Two methods were initially approved by the ethics committee, Alves-Nunes said. One “involved touching and pressing the snake’s body against the ground using a metal herpetological hook.” The second consisted of researchers approaching the snakes with a booted foot.

The researchers “noticed that the metal hook could injure the snakes’ mouths,” so rather than using the hook to press down on the snake, they lightly stepped on the animals instead, Alves-Nunes said. The boot had a foam reinforcement to protect the snakes, he told us.

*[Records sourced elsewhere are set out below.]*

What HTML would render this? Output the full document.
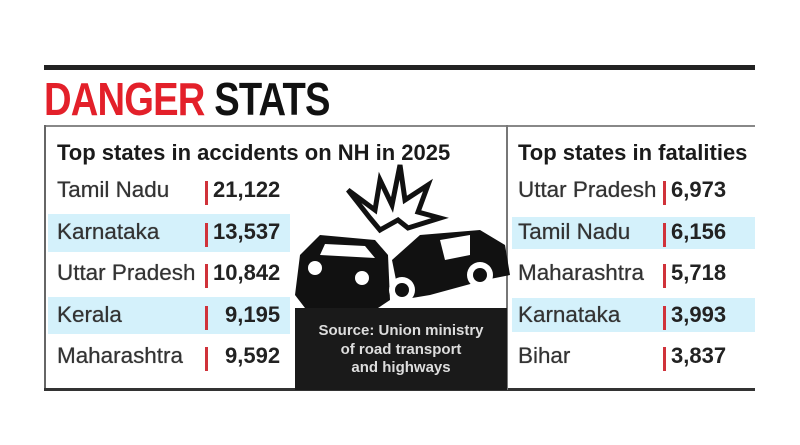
<!DOCTYPE html>
<html><head><meta charset="utf-8"><style>
body{margin:0;width:800px;height:445px;background:#fff;position:relative;overflow:hidden;font-family:"Liberation Sans Narrow","Liberation Sans",sans-serif;}
.a{position:absolute;white-space:nowrap;}
.t{font-weight:bold;font-size:46px;top:72px;left:44px;transform:scaleX(0.83);transform-origin:left;letter-spacing:-1px}
.h{font-weight:bold;font-size:22px;color:#1a1a1a;transform:scaleX(1.0);transform-origin:left}
.n{font-size:22px;color:#333;transform:scaleX(1.02);transform-origin:left;text-shadow:0 0 0.6px #333}
.v{font-size:22px;font-weight:bold;color:#222;transform:scaleX(1.0);transform-origin:left}
.bar{position:absolute;width:3px;height:24px;background:#d0323a}
.band{position:absolute;background:#d4f1fb}
</style></head><body>
<div class="a" style="left:44px;top:65px;width:711px;height:5px;background:#222"></div>
<div class="a t"><span style="color:#e3202a">DANGER</span> <span style="color:#111">STATS</span></div>
<div class="a" style="left:44px;top:125px;width:711px;height:2px;background:#888"></div>
<div class="a" style="left:44px;top:125px;width:2px;height:265px;background:#666"></div>
<div class="a" style="left:44px;top:388px;width:711px;height:3px;background:#333"></div>
<div class="a" style="left:506px;top:125px;width:2px;height:265px;background:#777"></div>
<div class="band" style="left:48px;top:214px;width:242px;height:38px"></div>
<div class="band" style="left:48px;top:297px;width:242px;height:37px"></div>
<div class="band" style="left:512px;top:217px;width:243px;height:32px"></div>
<div class="band" style="left:512px;top:298px;width:243px;height:34px"></div>
<div class="a h" style="left:57px;top:140px">Top states in accidents on NH in 2025</div>
<div class="a h" style="left:518px;top:140px">Top states in fatalities</div>

<div class="a n" style="left:57px;top:177px">Tamil Nadu</div><div class="bar" style="left:205px;top:181px"></div><div class="a v" style="left:213px;top:177px">21,122</div>
<div class="a n" style="left:57px;top:219px">Karnataka</div><div class="bar" style="left:205px;top:223px"></div><div class="a v" style="left:213px;top:219px">13,537</div>
<div class="a n" style="left:57px;top:260px">Uttar Pradesh</div><div class="bar" style="left:205px;top:264px"></div><div class="a v" style="left:213px;top:260px">10,842</div>
<div class="a n" style="left:57px;top:302px">Kerala</div><div class="bar" style="left:205px;top:306px"></div><div class="a v" style="left:225px;top:302px">9,195</div>
<div class="a n" style="left:57px;top:343px">Maharashtra</div><div class="bar" style="left:205px;top:347px"></div><div class="a v" style="left:225px;top:343px">9,592</div>

<div class="a n" style="left:518px;top:177px">Uttar Pradesh</div><div class="bar" style="left:663px;top:181px"></div><div class="a v" style="left:671px;top:177px">6,973</div>
<div class="a n" style="left:518px;top:219px">Tamil Nadu</div><div class="bar" style="left:663px;top:223px"></div><div class="a v" style="left:671px;top:219px">6,156</div>
<div class="a n" style="left:518px;top:260px">Maharashtra</div><div class="bar" style="left:663px;top:264px"></div><div class="a v" style="left:671px;top:260px">5,718</div>
<div class="a n" style="left:518px;top:302px">Karnataka</div><div class="bar" style="left:663px;top:306px"></div><div class="a v" style="left:671px;top:302px">3,993</div>
<div class="a n" style="left:518px;top:343px">Bihar</div><div class="bar" style="left:663px;top:347px"></div><div class="a v" style="left:671px;top:343px">3,837</div>

<svg class="a" style="left:280px;top:160px" width="240" height="230" viewBox="0 0 240 230">
<polygon points="68,30 95,50 100,20 112,45 120,5 125,40 148,25 138,52 160,58 128,68 118,60 100,70 90,58" fill="#fff" stroke="#111" stroke-width="5"/>
<path d="M20,95 L40,75 L95,80 L108,95 L110,140 L95,150 L25,148 L15,135 Z" fill="#111"/>
<path d="M45,84 L85,86 L95,98 L40,95 Z" fill="#fff"/>
<circle cx="35" cy="108" r="7" fill="#fff"/><circle cx="82" cy="118" r="7" fill="#fff"/>
<path d="M112,100 L140,75 L200,70 L225,85 L230,115 L205,120 L150,135 L120,140 Z" fill="#111"/>
<path d="M160,80 L190,75 L190,95 L165,100 Z" fill="#fff"/>
<circle cx="122" cy="130" r="13" fill="#fff"/><circle cx="122" cy="130" r="7" fill="#111"/>
<circle cx="200" cy="115" r="13" fill="#fff"/><circle cx="200" cy="115" r="7" fill="#111"/>
<rect x="15" y="148" width="212" height="82" fill="#1a1a1a"/>
<text x="121" y="175" text-anchor="middle" fill="#ddd" font-family="Liberation Sans" font-weight="bold" font-size="15">Source: Union ministry</text>
<text x="121" y="194" text-anchor="middle" fill="#ddd" font-family="Liberation Sans" font-weight="bold" font-size="15">of road transport</text>
<text x="121" y="212" text-anchor="middle" fill="#ddd" font-family="Liberation Sans" font-weight="bold" font-size="15">and highways</text>
</svg>
</body></html>
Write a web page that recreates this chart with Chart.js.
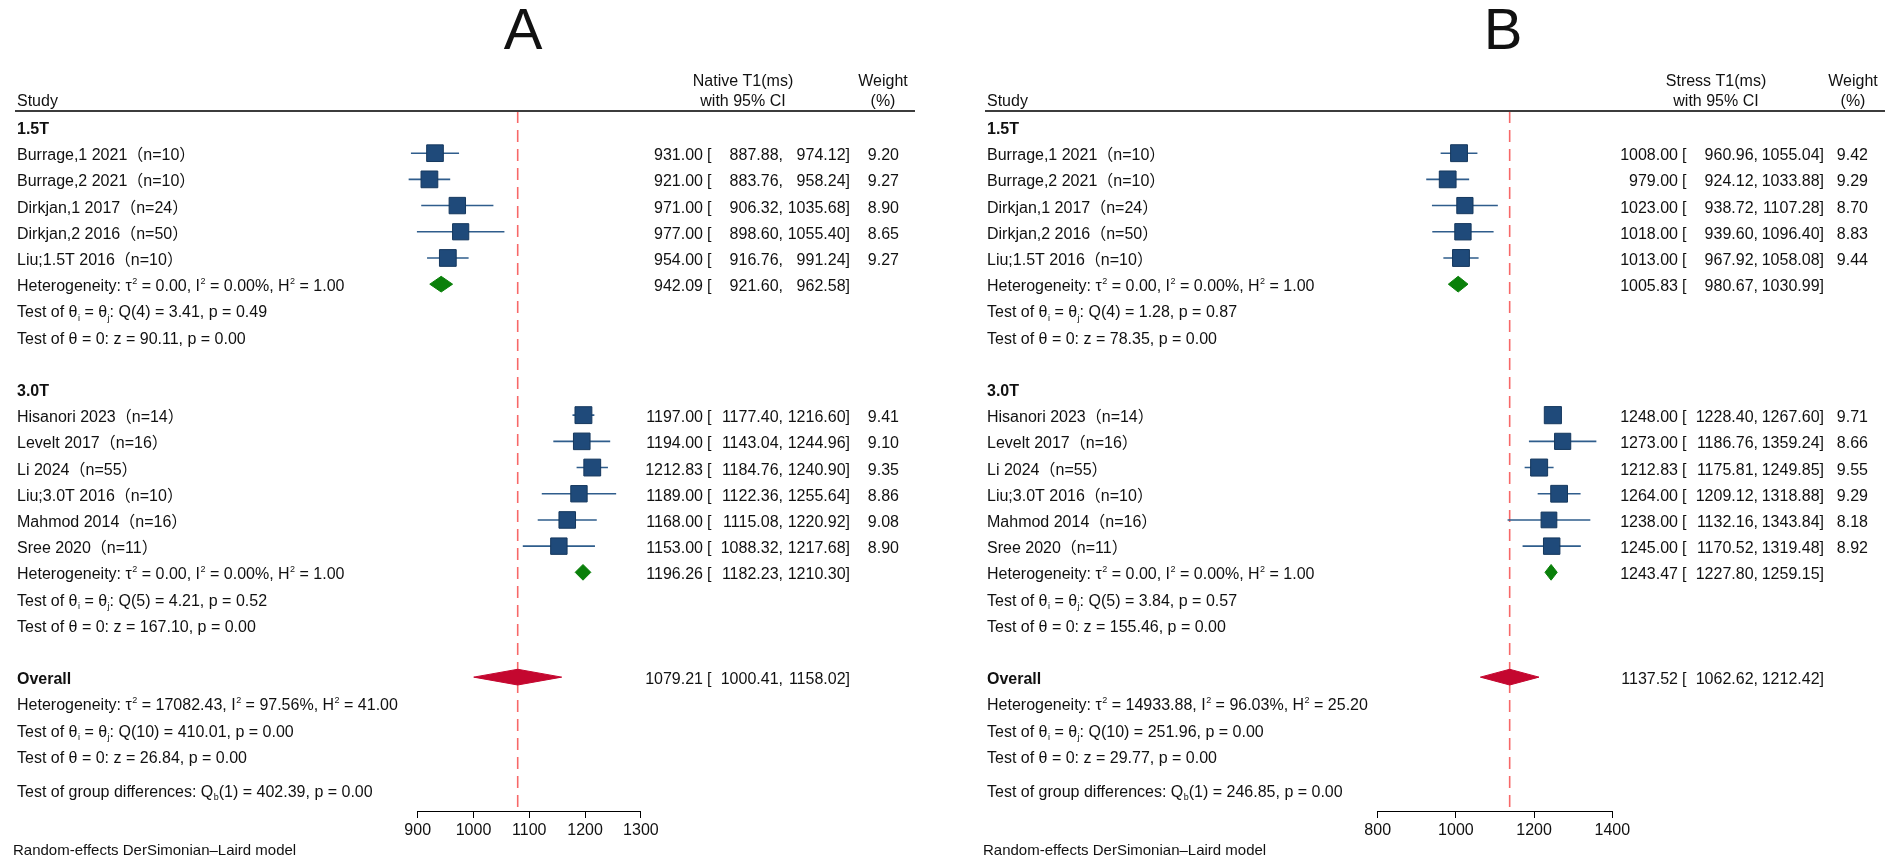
<!DOCTYPE html>
<html>
<head>
<meta charset="utf-8">
<script src="https://cdn.jsdelivr.net/npm/chart.js@4.4.1/dist/chart.umd.min.js"></script>
<style>
  html, body { margin: 0; padding: 0; background: #fff; }
  #wrap { position: relative; width: 1893px; height: 862px; }
  canvas { position: absolute; left: 0; top: 0; }
</style>
</head>
<body>
<div id="wrap">
  <canvas id="panelA" width="1893" height="862"></canvas>
  <canvas id="panelB" width="1893" height="862"></canvas>
</div>
<script>
// ---- studies (same for both panels)
const studies15 = ["Burrage,1 2021（n=10）", "Burrage,2 2021（n=10）", "Dirkjan,1 2017（n=24）", "Dirkjan,2 2016（n=50）", "Liu;1.5T 2016（n=10）"];
const studies30 = ["Hisanori 2023（n=14）", "Levelt 2017（n=16）", "Li 2024（n=55）", "Liu;3.0T 2016（n=10）", "Mahmod 2014（n=16）", "Sree 2020（n=11）"];

// ---- A : native T1
const nativeEst15 = [931.00, 921.00, 971.00, 977.00, 954.00];
const nativeLo15  = [887.88, 883.76, 906.32, 898.60, 916.76];
const nativeHi15  = [974.12, 958.24, 1035.68, 1055.40, 991.24];
const nativeW15   = [9.20, 9.27, 8.90, 8.65, 9.27];
const nativeEst30 = [1197.00, 1194.00, 1212.83, 1189.00, 1168.00, 1153.00];
const nativeLo30  = [1177.40, 1143.04, 1184.76, 1122.36, 1115.08, 1088.32];
const nativeHi30  = [1216.60, 1244.96, 1240.90, 1255.64, 1220.92, 1217.68];
const nativeW30   = [9.41, 9.10, 9.35, 8.86, 9.08, 8.90];
// pooled: 1.5T, 3.0T, overall
const nativePooled   = [942.09, 1196.26, 1079.21];
const nativePooledLo = [921.60, 1182.23, 1000.41];
const nativePooledHi = [962.58, 1210.30, 1158.02];
const nativeTicks = [900, 1000, 1100, 1200, 1300];
const nativeStats15 = ["Heterogeneity: τ^{2} = 0.00, I^{2} = 0.00%, H^{2} = 1.00", "Test of θ_{i} = θ_{j}: Q(4) = 3.41, p = 0.49", "Test of θ = 0: z = 90.11, p = 0.00"];
const nativeStats30 = ["Heterogeneity: τ^{2} = 0.00, I^{2} = 0.00%, H^{2} = 1.00", "Test of θ_{i} = θ_{j}: Q(5) = 4.21, p = 0.52", "Test of θ = 0: z = 167.10, p = 0.00"];
const nativeStatsAll = ["Heterogeneity: τ^{2} = 17082.43, I^{2} = 97.56%, H^{2} = 41.00", "Test of θ_{i} = θ_{j}: Q(10) = 410.01, p = 0.00", "Test of θ = 0: z = 26.84, p = 0.00"];
const nativeGroupTest = "Test of group differences: Q_{b}(1) = 402.39, p = 0.00";

// ---- B : stress T1
const stressEst15 = [1008.00, 979.00, 1023.00, 1018.00, 1013.00];
const stressLo15  = [960.96, 924.12, 938.72, 939.60, 967.92];
const stressHi15  = [1055.04, 1033.88, 1107.28, 1096.40, 1058.08];
const stressW15   = [9.42, 9.29, 8.70, 8.83, 9.44];
const stressEst30 = [1248.00, 1273.00, 1212.83, 1264.00, 1238.00, 1245.00];
const stressLo30  = [1228.40, 1186.76, 1175.81, 1209.12, 1132.16, 1170.52];
const stressHi30  = [1267.60, 1359.24, 1249.85, 1318.88, 1343.84, 1319.48];
const stressW30   = [9.71, 8.66, 9.55, 9.29, 8.18, 8.92];
const stressPooled   = [1005.83, 1243.47, 1137.52];
const stressPooledLo = [980.67, 1227.80, 1062.62];
const stressPooledHi = [1030.99, 1259.15, 1212.42];
const stressTicks = [800, 1000, 1200, 1400];
const stressStats15 = ["Heterogeneity: τ^{2} = 0.00, I^{2} = 0.00%, H^{2} = 1.00", "Test of θ_{i} = θ_{j}: Q(4) = 1.28, p = 0.87", "Test of θ = 0: z = 78.35, p = 0.00"];
const stressStats30 = ["Heterogeneity: τ^{2} = 0.00, I^{2} = 0.00%, H^{2} = 1.00", "Test of θ_{i} = θ_{j}: Q(5) = 3.84, p = 0.57", "Test of θ = 0: z = 155.46, p = 0.00"];
const stressStatsAll = ["Heterogeneity: τ^{2} = 14933.88, I^{2} = 96.03%, H^{2} = 25.20", "Test of θ_{i} = θ_{j}: Q(10) = 251.96, p = 0.00", "Test of θ = 0: z = 29.77, p = 0.00"];
const stressGroupTest = "Test of group differences: Q_{b}(1) = 246.85, p = 0.00";

// ---- styles
const FONT = '"Liberation Sans", Arial, "Noto Sans CJK SC", sans-serif';
const TXT = "#111";
const SQ_FILL = "#1f4a7a", SQ_EDGE = "#15385e", CI_COL = "#2f5d8c";
const GREEN = "#0a800a", RED = "#c4072f", DASH = "#f76868";
const W = 1893, H = 862;
const ROW_TOP = 111, ROW_BOTTOM = 811;      // header rule / axis line
const Y_MIN = -0.61, Y_MAX = 26.11;
const DIA_H = 0.3;

function font(size, bold) { return (bold ? "bold " : "") + size + "px " + FONT; }

function drawRich(ctx, str, x, y, size, bold) {
  const parts = str.split(/(\^\{[^}]*\}|_\{[^}]*\})/);
  let cx = x;
  for (const part of parts) {
    if (!part) continue;
    if (part[0] === "^" || part[0] === "_") {
      const t = part.slice(2, -1);
      ctx.font = font(Math.round(size * 0.58), bold);
      const dy = part[0] === "^" ? -size * 0.45 : size * 0.2;
      ctx.fillText(t, cx + 0.5, y + dy);
      cx += ctx.measureText(t).width + 0.5;
    } else {
      ctx.font = font(size, bold);
      ctx.fillText(part, cx, y);
      cx += ctx.measureText(part).width;
    }
  }
}

function makePanel(id, p, L) {
  const rows = [];
  const squares = [], sqRadius = [], ciLine = [], diamonds = [];
  const groups = [
    { name: "1.5T", labels: studies15, est: p.est15, lo: p.lo15, hi: p.hi15, w: p.w15, stats: p.stats15 },
    { name: "3.0T", labels: studies30, est: p.est30, lo: p.lo30, hi: p.hi30, w: p.w30, stats: p.stats30 }
  ];
  let r = 0;
  groups.forEach((g, gi) => {
    rows.push({ y: r++, text: g.name, bold: true });
    g.labels.forEach((lab, i) => {
      rows.push({ y: r, text: lab, est: g.est[i], lo: g.lo[i], hi: g.hi[i], w: g.w[i] });
      squares.push({ x: g.est[i], y: r });
      sqRadius.push(5.5 * Math.sqrt(g.w[i]) / Math.SQRT2);
      ciLine.push({ x: g.lo[i], y: r }, { x: g.hi[i], y: r }, { x: null, y: null });
      r++;
    });
    rows.push({ y: r, text: g.stats[0], est: p.pooled[gi], lo: p.pooledLo[gi], hi: p.pooledHi[gi] });
    diamonds.push({ est: p.pooled[gi], lo: p.pooledLo[gi], hi: p.pooledHi[gi], y: r, color: GREEN });
    r++;
    rows.push({ y: r++, text: g.stats[1] });
    rows.push({ y: r++, text: g.stats[2] });
    r++;
  });
  rows.push({ y: r, text: "Overall", bold: true, est: p.pooled[2], lo: p.pooledLo[2], hi: p.pooledHi[2] });
  diamonds.push({ est: p.pooled[2], lo: p.pooledLo[2], hi: p.pooledHi[2], y: r, color: RED });
  r++;
  p.statsAll.forEach(s => rows.push({ y: r++, text: s }));
  rows.push({ y: r + 0.3, text: p.groupTest });

  const datasets = [
    {
      data: squares, pointStyle: "rect", pointRadius: sqRadius, pointHoverRadius: sqRadius,
      backgroundColor: SQ_FILL, borderColor: SQ_EDGE, borderWidth: 1, order: 0, clip: false
    },
    {
      data: ciLine, showLine: true, spanGaps: false, pointRadius: 0, borderColor: CI_COL,
      borderWidth: 1.6, order: 1, clip: false
    },
    {
      data: [{ x: p.pooled[2], y: Y_MIN }, { x: p.pooled[2], y: Y_MAX }], showLine: true,
      pointRadius: 0, borderColor: DASH, borderWidth: 1.6, borderDash: [12, 7], order: 3
    }
  ];
  diamonds.forEach(d => datasets.push({
    data: [{ x: d.lo, y: d.y }, { x: d.est, y: d.y - DIA_H }, { x: d.hi, y: d.y }, { x: d.est, y: d.y + DIA_H }, { x: d.lo, y: d.y }],
    showLine: true, fill: "shape", pointRadius: 0, tension: 0,
    backgroundColor: d.color, borderColor: d.color, borderWidth: 1, order: 0
  }));

  const textPlugin = {
    id: "forestText" + id,
    afterDraw(chart) {
      const ctx = chart.ctx, ys = chart.scales.y;
      ctx.save();
      ctx.fillStyle = TXT;
      ctx.textBaseline = "alphabetic";
      // panel letter
      ctx.font = font(58, false);
      ctx.textAlign = "center";
      ctx.fillText(L.letter, L.titleX, 49);
      // headers
      ctx.font = font(16, false);
      ctx.fillText(p.header[0], L.headC, 86);
      ctx.fillText(p.header[1], L.headC, 106);
      ctx.fillText("Weight", L.wC, 86);
      ctx.fillText("(%)", L.wC, 106);
      ctx.textAlign = "left";
      ctx.fillText("Study", L.labelX, 106);
      ctx.strokeStyle = "#3c3c3c";
      ctx.lineWidth = 2;
      ctx.beginPath();
      ctx.moveTo(L.lineL, ROW_TOP);
      ctx.lineTo(L.lineR, ROW_TOP);
      ctx.stroke();
      // rows
      rows.forEach(row => {
        const yy = ys.getPixelForValue(row.y) + 7;
        ctx.textAlign = "left";
        drawRich(ctx, row.text, L.labelX, yy, 16, row.bold);
        ctx.font = font(16, false);
        if (row.est !== undefined) {
          ctx.textAlign = "right";
          ctx.fillText(row.est.toFixed(2), L.estR, yy);
          ctx.fillText(row.lo.toFixed(2) + ",", L.loR, yy);
          ctx.fillText(row.hi.toFixed(2) + "]", L.hiR, yy);
          ctx.textAlign = "left";
          ctx.fillText("[", L.brX, yy);
        }
        if (row.w !== undefined) {
          ctx.textAlign = "right";
          ctx.fillText(row.w.toFixed(2), L.wR, yy);
        }
      });
      ctx.textAlign = "left";
      ctx.font = font(15, false);
      ctx.fillText("Random-effects DerSimonian\u2013Laird model", L.labelX - 4, 855);
      ctx.restore();
    }
  };

  return new Chart(document.getElementById(id), {
    type: "scatter",
    data: { datasets },
    options: {
      responsive: false,
      devicePixelRatio: 1,
      animation: false,
      events: [],
      layout: { padding: { left: L.left, right: W - L.right, top: ROW_TOP, bottom: 18.8 } },
      plugins: { legend: { display: false }, tooltip: { enabled: false } },
      scales: {
        x: {
          type: "linear",
          min: p.ticks[0],
          max: p.ticks[p.ticks.length - 1],
          afterBuildTicks: s => { s.ticks = p.ticks.map(v => ({ value: v })); },
          afterFit: s => { s.paddingLeft = 0; s.paddingRight = 0; },
          ticks: { callback: v => String(v), color: TXT, padding: 3, font: { family: FONT, size: 16 }, maxRotation: 0, autoSkip: false },
          grid: { display: true, drawOnChartArea: false, drawTicks: true, tickLength: 7, color: "#000", lineWidth: 1 },
          border: { display: true, color: "#000", width: 1 }
        },
        y: { type: "linear", reverse: true, min: Y_MIN, max: Y_MAX, display: false }
      }
    },
    plugins: [textPlugin]
  });
}

makePanel("panelA", {
  est15: nativeEst15, lo15: nativeLo15, hi15: nativeHi15, w15: nativeW15,
  est30: nativeEst30, lo30: nativeLo30, hi30: nativeHi30, w30: nativeW30,
  pooled: nativePooled, pooledLo: nativePooledLo, pooledHi: nativePooledHi,
  stats15: nativeStats15, stats30: nativeStats30, statsAll: nativeStatsAll,
  groupTest: nativeGroupTest, ticks: nativeTicks, header: ["Native T1(ms)", "with 95% CI"]
}, { letter: "A", titleX: 523, left: 417.7, right: 640.9, labelX: 17, estR: 703, brX: 707, loR: 783, hiR: 850, wR: 899,
     headC: 743, wC: 883, lineL: 15, lineR: 915 });

makePanel("panelB", {
  est15: stressEst15, lo15: stressLo15, hi15: stressHi15, w15: stressW15,
  est30: stressEst30, lo30: stressLo30, hi30: stressHi30, w30: stressW30,
  pooled: stressPooled, pooledLo: stressPooledLo, pooledHi: stressPooledHi,
  stats15: stressStats15, stats30: stressStats30, statsAll: stressStatsAll,
  groupTest: stressGroupTest, ticks: stressTicks, header: ["Stress T1(ms)", "with 95% CI"]
}, { letter: "B", titleX: 1503, left: 1377.7, right: 1612.3, labelX: 987, estR: 1678, brX: 1682, loR: 1758, hiR: 1824, wR: 1868,
     headC: 1716, wC: 1853, lineL: 985, lineR: 1885 });
</script>
</body>
</html>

Alves-Nunes said the researchers “did not even consider that this modification required an additional approval request, as this method was essentially a combination of the two already approved methods.”

As reported in a Q&A with Alves-Nunes in Science, he stepped on 116 snakes 30 times each, totaling over 40,000 steps. In tests with a different type of snake, the bite pierced his boot. That’s when he learned he is allergic to snake venom and antivenom.

Mid-study, the researchers began questioning how hatchlings would react to this method. They submitted a second request to the ethics committee asking permission to include these newborn snakes in the study.

The committee first rejected this proposal because of Alves-Nunes’ allergy to the snake venom caused by “a history of ophidic accidents,” or snake bites, according to the authors’ rebuttal of the retraction, provided to Retraction Watch.

Once researchers replaced Alves-Nunes with coauthor Adriano Fellone as the “executor” of the experiment, the “Ethics Committee of the Butantan Institute responded with a single word: ‘APPROVED,’” Alves-Nunes said.

After the retraction, the researchers realized the approval response applied only to Alves-Nunes’ removal from the study, not the use of hatchlings, he told us.

The Butantan Institute told us the animal ethics committee was unavailable for comment because of a national holiday.

Readers raised ethical concerns about the study shortly after its publication*,* Rafal Marszalek, the journal’s chief editor, told us. The paper has been cited six times, according to Clarivate’s Web of Science.

All authors disagreed with the retraction, the notice states. Alves-Nunes called the decision to retract “disproportionate. The mistake made was bureaucratic, not scientific fraud, plagiarism, or experimental error.”

The authors’ response to the retraction, signed by senior author Otavio Marques of the Ecology and Evolution Laboratory at the Butantan Institute, noted the researchers “emphasize that ethical conduct regarding live animal experimentation—avoiding excessive suffering and minimizing discomfort and the number of specimens used—was upheld.”